-- BEGIN COLLECTED DATA --
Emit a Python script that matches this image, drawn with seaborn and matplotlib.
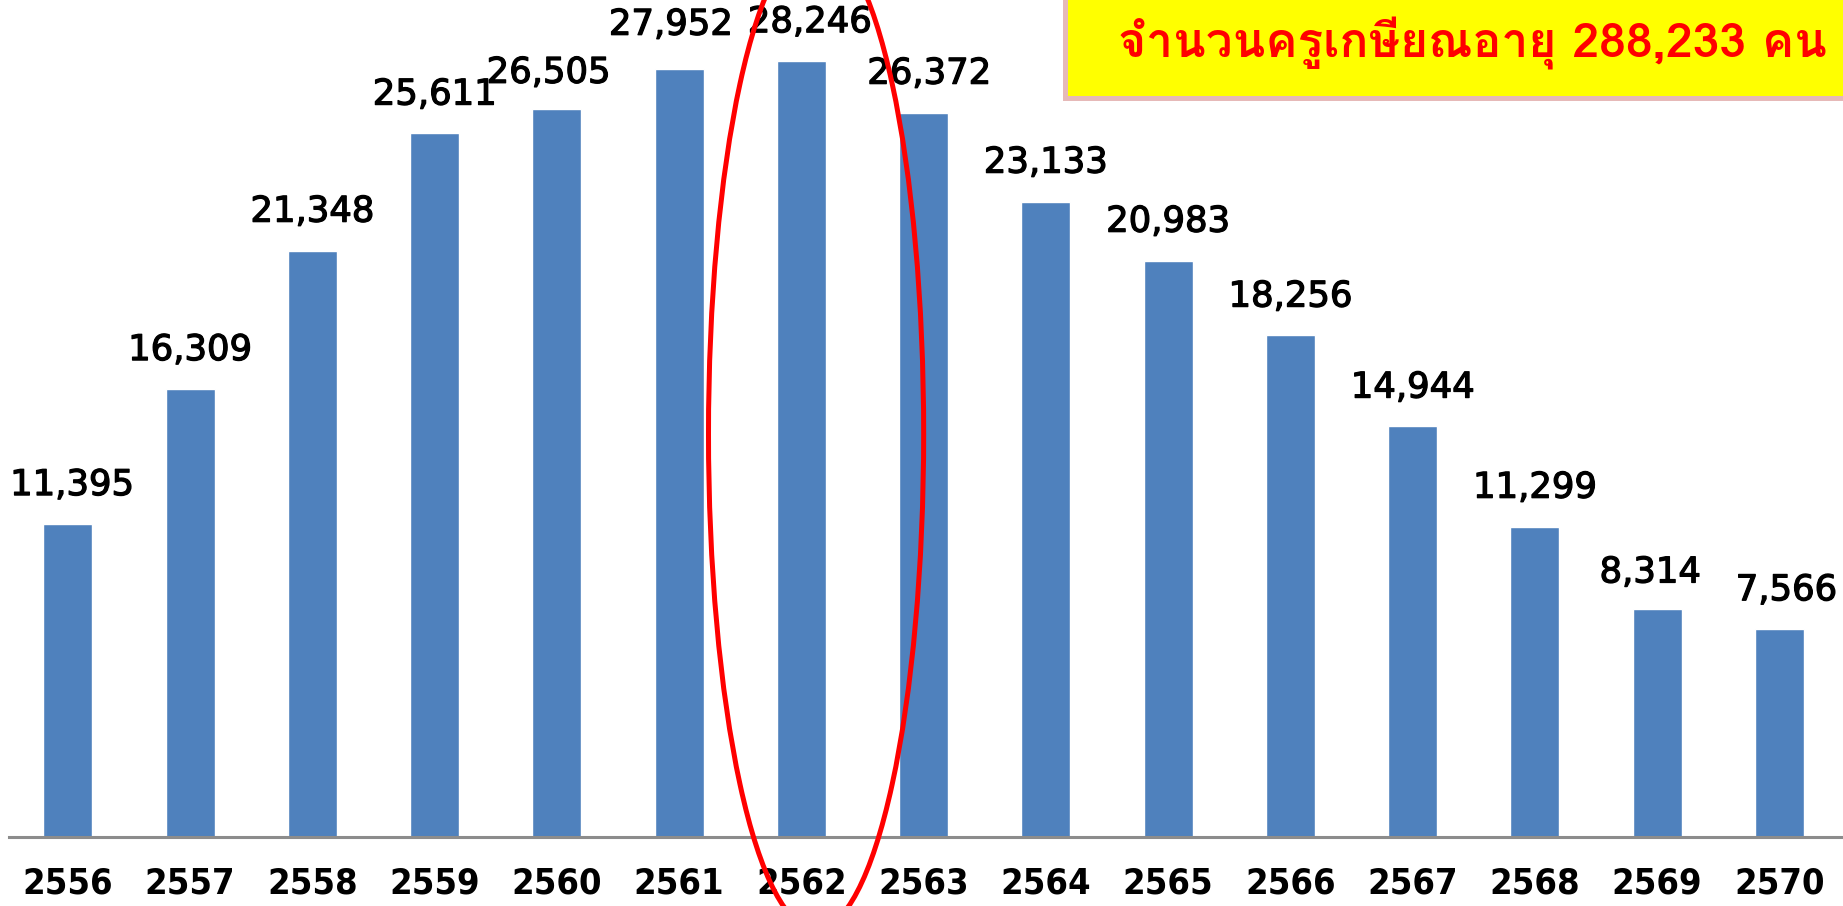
import numpy as np
import pandas as pd
import seaborn as sns
import matplotlib
matplotlib.use("Agg")
import matplotlib.pyplot as plt
import matplotlib.patheffects as pe
from matplotlib.patches import Ellipse, Rectangle

# Données : nombre de départs à la retraite par année (ปี พ.ศ.)
annees = ["2556", "2557", "2558", "2559", "2560", "2561", "2562", "2563",
          "2564", "2565", "2566", "2567", "2568", "2569", "2570"]
retraites = [11395, 16309, 21348, 25611, 26505, 27952, 28246, 26372,
             23133, 20983, 18256, 14944, 11299, 8314, 7566]
titre = "จำนวนครูเกษียณอายุ 288,233 คน"
annee_cible = "2562"

# Petits décalages manuels des étiquettes (en points), comme dans l'original
decalages = {"2556": (3, 0), "2560": (-6, -2), "2561": (-6, 4),
             "2562": (6, 0), "2563": (4, 0), "2569": (-5, -2), "2570": (5, 0)}

df = pd.DataFrame({"annee": annees, "retraites": retraites})

sns.set_theme(style="white")
plt.rcParams["font.family"] = ["Loma", "DejaVu Sans"]

fig = plt.figure(figsize=(18.43, 9.06), dpi=100)
ax = fig.add_axes([0.005, 0.0762, 0.995, 0.9238])

sns.barplot(
    data=df,
    x="annee",
    y="retraites",
    color="#4f81bd",
    width=0.4,
    saturation=1,
    ax=ax,
)

ax.set_xlim(-0.48, 14.52)
ax.set_ylim(0, 30470)

# Étiquettes de valeurs au-dessus des barres (un peu épaissies)
for i, (annee, valeur) in enumerate(zip(annees, retraites)):
    dx, dy = decalages.get(annee, (0, 0))
    ax.annotate(
        f"{valeur:,}",
        xy=(i, valeur),
        xytext=(dx, 28 + dy),
        textcoords="offset points",
        ha="center",
        va="center",
        fontsize=25.5,
        family="DejaVu Sans",
        color="black",
        path_effects=[pe.withStroke(linewidth=0.9, foreground="black")],
    )

ax.set_xlabel("")
ax.set_ylabel("")
ax.set_yticks([])
ax.tick_params(axis="x", length=0, pad=21, labelsize=26)
for label in ax.get_xticklabels():
    label.set_fontweight("bold")
    label.set_family("DejaVu Sans")
    label.set_stretch("condensed")
    label.set_color("black")

for cote in ["top", "right", "left"]:
    ax.spines[cote].set_visible(False)
ax.spines["bottom"].set_color("#8c8c8c")
ax.spines["bottom"].set_linewidth(2.2)

# Ellipse rouge autour de l'année cible
i_cible = annees.index(annee_cible)
ax.add_patch(Ellipse(
    (i_cible + 0.12, 14670),
    width=1.76,
    height=36075,
    fill=False,
    edgecolor="#ff0000",
    linewidth=3.6,
    clip_on=False,
    zorder=5,
))

# Encadré jaune du titre (ombre rose à gauche et en bas)
W, H = 1843, 906
fig.add_artist(Rectangle(
    (1063 / W, 1 - 101 / H), 1, 1,
    transform=fig.transFigure, facecolor="#e6b9b8", edgecolor="none", zorder=9,
))
fig.add_artist(Rectangle(
    (1068 / W, 1 - 96 / H), 1, 1,
    transform=fig.transFigure, facecolor="#ffff00", edgecolor="none", zorder=9,
))
fig.text(
    1472 / W,
    1 - 44 / H,
    titre,
    ha="center",
    va="center",
    fontsize=34.5,
    fontweight="bold",
    color="#ff0000",
    zorder=10,
)

fig.savefig("out.png", dpi=100)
-- END COLLECTED DATA --
Extract the full listing exactly, with the pictures left out.

Emit a Python script that matches this image, drawn with seaborn and matplotlib.
import numpy as np
import pandas as pd
import seaborn as sns
import matplotlib
matplotlib.use("Agg")
import matplotlib.pyplot as plt
import matplotlib.patheffects as pe
from matplotlib.patches import Ellipse, Rectangle

# Données : nombre de départs à la retraite par année (ปี พ.ศ.)
annees = ["2556", "2557", "2558", "2559", "2560", "2561", "2562", "2563",
          "2564", "2565", "2566", "2567", "2568", "2569", "2570"]
retraites = [11395, 16309, 21348, 25611, 26505, 27952, 28246, 26372,
             23133, 20983, 18256, 14944, 11299, 8314, 7566]
titre = "จำนวนครูเกษียณอายุ 288,233 คน"
annee_cible = "2562"

# Petits décalages manuels des étiquettes (en points), comme dans l'original
decalages = {"2556": (3, 0), "2560": (-6, -2), "2561": (-6, 4),
             "2562": (6, 0), "2563": (4, 0), "2569": (-5, -2), "2570": (5, 0)}

df = pd.DataFrame({"annee": annees, "retraites": retraites})

sns.set_theme(style="white")
plt.rcParams["font.family"] = ["Loma", "DejaVu Sans"]

fig = plt.figure(figsize=(18.43, 9.06), dpi=100)
ax = fig.add_axes([0.005, 0.0762, 0.995, 0.9238])

sns.barplot(
    data=df,
    x="annee",
    y="retraites",
    color="#4f81bd",
    width=0.4,
    saturation=1,
    ax=ax,
)

ax.set_xlim(-0.48, 14.52)
ax.set_ylim(0, 30470)

# Étiquettes de valeurs au-dessus des barres (un peu épaissies)
for i, (annee, valeur) in enumerate(zip(annees, retraites)):
    dx, dy = decalages.get(annee, (0, 0))
    ax.annotate(
        f"{valeur:,}",
        xy=(i, valeur),
        xytext=(dx, 28 + dy),
        textcoords="offset points",
        ha="center",
        va="center",
        fontsize=25.5,
        family="DejaVu Sans",
        color="black",
        path_effects=[pe.withStroke(linewidth=0.9, foreground="black")],
    )

ax.set_xlabel("")
ax.set_ylabel("")
ax.set_yticks([])
ax.tick_params(axis="x", length=0, pad=21, labelsize=26)
for label in ax.get_xticklabels():
    label.set_fontweight("bold")
    label.set_family("DejaVu Sans")
    label.set_stretch("condensed")
    label.set_color("black")

for cote in ["top", "right", "left"]:
    ax.spines[cote].set_visible(False)
ax.spines["bottom"].set_color("#8c8c8c")
ax.spines["bottom"].set_linewidth(2.2)

# Ellipse rouge autour de l'année cible
i_cible = annees.index(annee_cible)
ax.add_patch(Ellipse(
    (i_cible + 0.12, 14670),
    width=1.76,
    height=36075,
    fill=False,
    edgecolor="#ff0000",
    linewidth=3.6,
    clip_on=False,
    zorder=5,
))

# Encadré jaune du titre (ombre rose à gauche et en bas)
W, H = 1843, 906
fig.add_artist(Rectangle(
    (1063 / W, 1 - 101 / H), 1, 1,
    transform=fig.transFigure, facecolor="#e6b9b8", edgecolor="none", zorder=9,
))
fig.add_artist(Rectangle(
    (1068 / W, 1 - 96 / H), 1, 1,
    transform=fig.transFigure, facecolor="#ffff00", edgecolor="none", zorder=9,
))
fig.text(
    1472 / W,
    1 - 44 / H,
    titre,
    ha="center",
    va="center",
    fontsize=34.5,
    fontweight="bold",
    color="#ff0000",
    zorder=10,
)

fig.savefig("out.png", dpi=100)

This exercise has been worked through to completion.